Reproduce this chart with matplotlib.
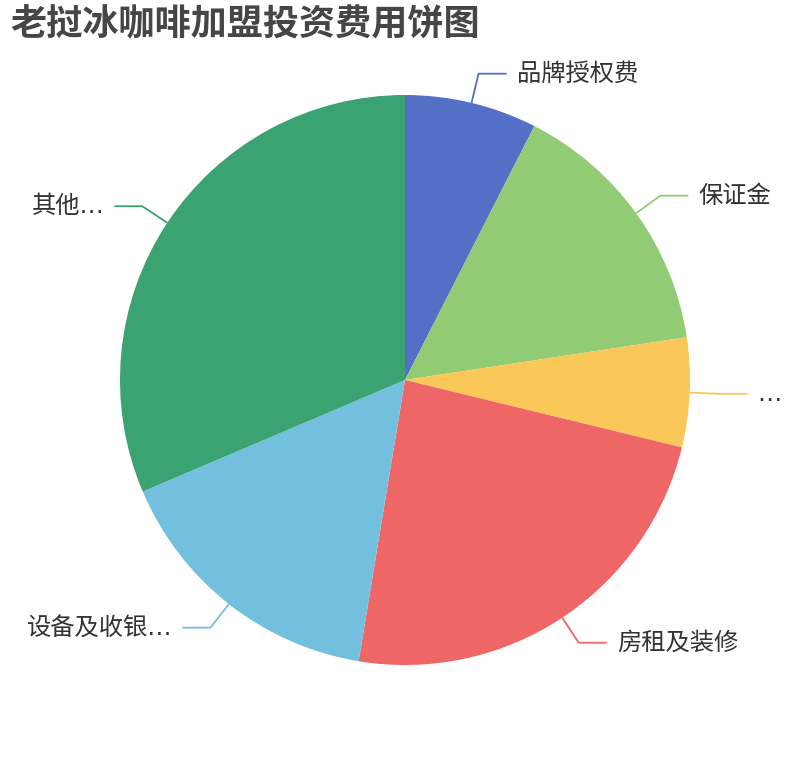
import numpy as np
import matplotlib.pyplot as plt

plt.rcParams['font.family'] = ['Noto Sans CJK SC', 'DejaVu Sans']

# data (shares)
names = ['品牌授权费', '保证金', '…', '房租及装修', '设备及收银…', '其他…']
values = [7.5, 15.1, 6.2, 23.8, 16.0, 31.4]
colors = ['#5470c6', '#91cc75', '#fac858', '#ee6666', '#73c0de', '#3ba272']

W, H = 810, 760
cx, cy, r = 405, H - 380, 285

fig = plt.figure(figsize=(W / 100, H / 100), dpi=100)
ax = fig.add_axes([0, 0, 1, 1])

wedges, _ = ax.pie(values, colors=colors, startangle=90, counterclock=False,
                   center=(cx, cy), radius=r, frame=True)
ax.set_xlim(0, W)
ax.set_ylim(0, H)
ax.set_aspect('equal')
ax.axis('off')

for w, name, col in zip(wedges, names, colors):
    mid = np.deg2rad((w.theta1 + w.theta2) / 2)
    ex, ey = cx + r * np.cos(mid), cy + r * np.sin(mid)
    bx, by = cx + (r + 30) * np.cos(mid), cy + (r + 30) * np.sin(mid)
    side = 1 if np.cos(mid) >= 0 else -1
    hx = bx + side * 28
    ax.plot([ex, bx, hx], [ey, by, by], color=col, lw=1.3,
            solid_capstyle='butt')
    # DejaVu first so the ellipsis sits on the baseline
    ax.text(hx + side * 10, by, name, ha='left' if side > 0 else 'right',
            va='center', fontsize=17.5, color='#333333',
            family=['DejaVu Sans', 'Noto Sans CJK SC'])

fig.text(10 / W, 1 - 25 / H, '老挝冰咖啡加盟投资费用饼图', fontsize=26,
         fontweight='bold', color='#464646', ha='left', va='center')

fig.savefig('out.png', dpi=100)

# What the task asks
Go through the material above and copy each line that has the word "matplotlib".

# Completed exercise
Reproduce this chart with matplotlib.
import matplotlib.pyplot as plt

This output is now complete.